Start of Input data
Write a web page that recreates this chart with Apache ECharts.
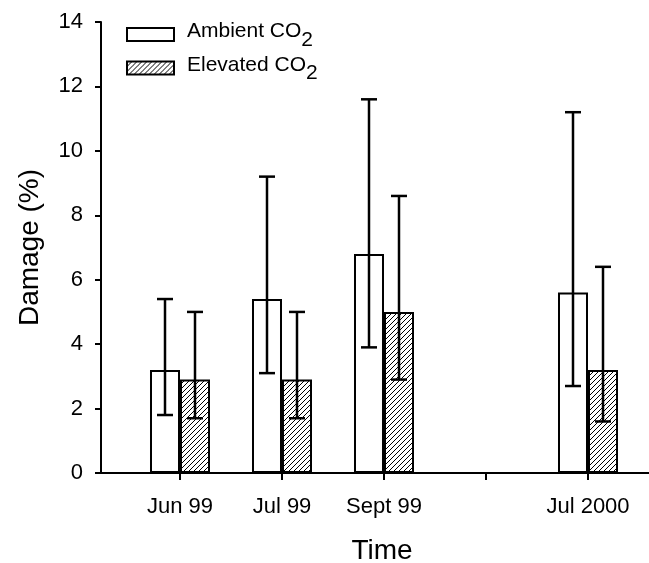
<!DOCTYPE html>
<html>
<head>
<meta charset="utf-8">
<script src="https://cdn.jsdelivr.net/npm/echarts@6/dist/echarts.min.js"></script>
<style>html,body{margin:0;padding:0;background:#fff}#c{width:649px;height:563px}</style>
</head>
<body>
<div id="c"></div>
<script>
const categories = ['Jun 99', 'Jul 99', 'Sept 99', '', 'Jul 2000'];
const yTicks = [0, 2, 4, 6, 8, 10, 12, 14];
const ambient = [3.2, 5.4, 6.8, null, 5.6];
const ambientLow = [1.8, 3.1, 3.9, null, 2.7];
const ambientHigh = [5.4, 9.2, 11.6, null, 11.2];
const elevated = [2.9, 2.9, 5.0, null, 3.2];
const elevatedLow = [1.7, 1.7, 2.9, null, 1.6];
const elevatedHigh = [5.0, 5.0, 8.6, null, 6.4];

const FONT = '"Liberation Sans", Arial, sans-serif';

function hatch() {
  const s = 5;
  const c = document.createElement('canvas');
  c.width = s; c.height = s;
  const g = c.getContext('2d');
  g.fillStyle = '#fff'; g.fillRect(0, 0, s, s);
  g.strokeStyle = '#000'; g.lineWidth = 1;
  g.beginPath();
  g.moveTo(-1, s + 1); g.lineTo(s + 1, -1);
  g.moveTo(-1 - s, s + 1); g.lineTo(1, -1);
  g.moveTo(s - 1, 2 * s + 1); g.lineTo(2 * s + 1, s - 1);
  g.stroke();
  return c;
}

function barData(vals) {
  return vals.map((v, i) => v == null ? null : [i, v]).filter(d => d);
}
function errData(lo, hi) {
  return lo.map((v, i) => v == null ? null : [i, lo[i], hi[i]]).filter(d => d);
}
function errRender(offset) {
  return function (params, api) {
    const x = api.value(0);
    const pLo = api.coord([x, api.value(1)]);
    const pHi = api.coord([x, api.value(2)]);
    const cx = pLo[0] + offset;
    const hw = 8;
    const st = { stroke: '#000', lineWidth: 2.5 };
    return {
      type: 'group',
      children: [
        { type: 'line', shape: { x1: cx, y1: pLo[1], x2: cx, y2: pHi[1] }, style: st },
        { type: 'line', shape: { x1: cx - hw, y1: pLo[1], x2: cx + hw, y2: pLo[1] }, style: st },
        { type: 'line', shape: { x1: cx - hw, y1: pHi[1], x2: cx + hw, y2: pHi[1] }, style: st }
      ]
    };
  };
}

const pattern = { image: hatch(), repeat: 'repeat' };
const chart = echarts.init(document.getElementById('c'), null, { renderer: 'canvas' });
chart.setOption({
  animation: false,
  backgroundColor: '#fff',
  textStyle: { fontFamily: FONT, color: '#000' },
  grid: { left: 101, right: -14, top: 22, bottom: 90, containLabel: false, outerBoundsMode: 'none' },
  legend: {
    orient: 'vertical',
    left: 126, top: 21, padding: 0,
    itemWidth: 47, itemHeight: 13, itemGap: 4,
    icon: 'rect',
    data: ['Ambient CO2', 'Elevated CO2'],
    formatter: function (name) {
      return '{t|' + name.slice(0, -1) + '}{s|2}';
    },
    textStyle: {
      color: '#000', fontFamily: FONT, fontSize: 21,
      rich: {
        t: { fontSize: 21, fontFamily: FONT, color: '#000', padding: [0, 0, 6, 8] },
        s: { fontSize: 21, fontFamily: FONT, color: '#000', padding: [11, 0, 0, 0] }
      }
    }
  },
  xAxis: {
    type: 'value',
    min: -0.7745, max: 4.7353,
    name: 'Time', nameLocation: 'middle', nameGap: 64,
    nameTextStyle: { fontSize: 28, fontFamily: FONT, color: '#000' },
    axisLine: { show: true, onZero: false, lineStyle: { color: '#000', width: 2 } },
    axisTick: { show: true, inside: false, length: 7, customValues: [0, 1, 2, 3, 4], lineStyle: { color: '#000', width: 2 } },
    axisLabel: {
      customValues: [0, 1, 2, 4], margin: 23, fontSize: 22, fontFamily: FONT, color: '#000',
      formatter: v => categories[Math.round(v)]
    },
    splitLine: { show: false }
  },
  yAxis: {
    type: 'value',
    min: yTicks[0], max: yTicks[yTicks.length - 1], interval: 2,
    name: 'Damage (%)', nameLocation: 'middle', nameGap: 57, nameRotate: 90,
    nameTextStyle: { fontSize: 28, fontFamily: FONT, color: '#000' },
    axisLine: { show: true, onZero: false, lineStyle: { color: '#000', width: 2 } },
    axisTick: { show: true, inside: false, length: 6, lineStyle: { color: '#000', width: 2 } },
    axisLabel: { margin: 18, fontSize: 22, fontFamily: FONT, color: '#000' },
    splitLine: { show: false }
  },
  series: [
    {
      name: 'Ambient CO2', type: 'bar', barWidth: 30, barGap: '0%',
      data: barData(ambient),
      itemStyle: { color: '#fff', borderColor: '#000', borderWidth: 2 },
      z: 2
    },
    {
      name: 'Elevated CO2', type: 'bar', barWidth: 30, barGap: '0%',
      data: barData(elevated),
      itemStyle: { color: pattern, borderColor: '#000', borderWidth: 2 },
      z: 2
    },
    {
      type: 'custom', name: 'errA', data: errData(ambientLow, ambientHigh),
      renderItem: errRender(-15), z: 5, silent: true
    },
    {
      type: 'custom', name: 'errE', data: errData(elevatedLow, elevatedHigh),
      renderItem: errRender(15), z: 5, silent: true
    }
  ]
});
</script>
</body>
</html>
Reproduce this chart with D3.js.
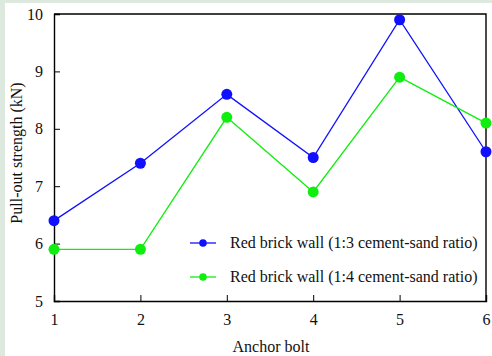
End of Input data
● Objective: Copy each line of the records precisely and drop any images they hold.

● Output of the exercise:
Write a web page that recreates this chart with Apache ECharts.
<!DOCTYPE html>
<html>
<head>
<meta charset="utf-8">
<script src="https://cdn.jsdelivr.net/npm/echarts@6/dist/echarts.min.js"></script>
<style>html,body{margin:0;padding:0;background:#fff}#c{width:649px;height:563px}</style>
</head>
<body>
<div id="c"></div>
<script>
const categories = ['Jun 99', 'Jul 99', 'Sept 99', '', 'Jul 2000'];
const yTicks = [0, 2, 4, 6, 8, 10, 12, 14];
const ambient = [3.2, 5.4, 6.8, null, 5.6];
const ambientLow = [1.8, 3.1, 3.9, null, 2.7];
const ambientHigh = [5.4, 9.2, 11.6, null, 11.2];
const elevated = [2.9, 2.9, 5.0, null, 3.2];
const elevatedLow = [1.7, 1.7, 2.9, null, 1.6];
const elevatedHigh = [5.0, 5.0, 8.6, null, 6.4];

const FONT = '"Liberation Sans", Arial, sans-serif';

function hatch() {
  const s = 5;
  const c = document.createElement('canvas');
  c.width = s; c.height = s;
  const g = c.getContext('2d');
  g.fillStyle = '#fff'; g.fillRect(0, 0, s, s);
  g.strokeStyle = '#000'; g.lineWidth = 1;
  g.beginPath();
  g.moveTo(-1, s + 1); g.lineTo(s + 1, -1);
  g.moveTo(-1 - s, s + 1); g.lineTo(1, -1);
  g.moveTo(s - 1, 2 * s + 1); g.lineTo(2 * s + 1, s - 1);
  g.stroke();
  return c;
}

function barData(vals) {
  return vals.map((v, i) => v == null ? null : [i, v]).filter(d => d);
}
function errData(lo, hi) {
  return lo.map((v, i) => v == null ? null : [i, lo[i], hi[i]]).filter(d => d);
}
function errRender(offset) {
  return function (params, api) {
    const x = api.value(0);
    const pLo = api.coord([x, api.value(1)]);
    const pHi = api.coord([x, api.value(2)]);
    const cx = pLo[0] + offset;
    const hw = 8;
    const st = { stroke: '#000', lineWidth: 2.5 };
    return {
      type: 'group',
      children: [
        { type: 'line', shape: { x1: cx, y1: pLo[1], x2: cx, y2: pHi[1] }, style: st },
        { type: 'line', shape: { x1: cx - hw, y1: pLo[1], x2: cx + hw, y2: pLo[1] }, style: st },
        { type: 'line', shape: { x1: cx - hw, y1: pHi[1], x2: cx + hw, y2: pHi[1] }, style: st }
      ]
    };
  };
}

const pattern = { image: hatch(), repeat: 'repeat' };
const chart = echarts.init(document.getElementById('c'), null, { renderer: 'canvas' });
chart.setOption({
  animation: false,
  backgroundColor: '#fff',
  textStyle: { fontFamily: FONT, color: '#000' },
  grid: { left: 101, right: -14, top: 22, bottom: 90, containLabel: false, outerBoundsMode: 'none' },
  legend: {
    orient: 'vertical',
    left: 126, top: 21, padding: 0,
    itemWidth: 47, itemHeight: 13, itemGap: 4,
    icon: 'rect',
    data: ['Ambient CO2', 'Elevated CO2'],
    formatter: function (name) {
      return '{t|' + name.slice(0, -1) + '}{s|2}';
    },
    textStyle: {
      color: '#000', fontFamily: FONT, fontSize: 21,
      rich: {
        t: { fontSize: 21, fontFamily: FONT, color: '#000', padding: [0, 0, 6, 8] },
        s: { fontSize: 21, fontFamily: FONT, color: '#000', padding: [11, 0, 0, 0] }
      }
    }
  },
  xAxis: {
    type: 'value',
    min: -0.7745, max: 4.7353,
    name: 'Time', nameLocation: 'middle', nameGap: 64,
    nameTextStyle: { fontSize: 28, fontFamily: FONT, color: '#000' },
    axisLine: { show: true, onZero: false, lineStyle: { color: '#000', width: 2 } },
    axisTick: { show: true, inside: false, length: 7, customValues: [0, 1, 2, 3, 4], lineStyle: { color: '#000', width: 2 } },
    axisLabel: {
      customValues: [0, 1, 2, 4], margin: 23, fontSize: 22, fontFamily: FONT, color: '#000',
      formatter: v => categories[Math.round(v)]
    },
    splitLine: { show: false }
  },
  yAxis: {
    type: 'value',
    min: yTicks[0], max: yTicks[yTicks.length - 1], interval: 2,
    name: 'Damage (%)', nameLocation: 'middle', nameGap: 57, nameRotate: 90,
    nameTextStyle: { fontSize: 28, fontFamily: FONT, color: '#000' },
    axisLine: { show: true, onZero: false, lineStyle: { color: '#000', width: 2 } },
    axisTick: { show: true, inside: false, length: 6, lineStyle: { color: '#000', width: 2 } },
    axisLabel: { margin: 18, fontSize: 22, fontFamily: FONT, color: '#000' },
    splitLine: { show: false }
  },
  series: [
    {
      name: 'Ambient CO2', type: 'bar', barWidth: 30, barGap: '0%',
      data: barData(ambient),
      itemStyle: { color: '#fff', borderColor: '#000', borderWidth: 2 },
      z: 2
    },
    {
      name: 'Elevated CO2', type: 'bar', barWidth: 30, barGap: '0%',
      data: barData(elevated),
      itemStyle: { color: pattern, borderColor: '#000', borderWidth: 2 },
      z: 2
    },
    {
      type: 'custom', name: 'errA', data: errData(ambientLow, ambientHigh),
      renderItem: errRender(-15), z: 5, silent: true
    },
    {
      type: 'custom', name: 'errE', data: errData(elevatedLow, elevatedHigh),
      renderItem: errRender(15), z: 5, silent: true
    }
  ]
});
</script>
</body>
</html>
Reproduce this chart with D3.js.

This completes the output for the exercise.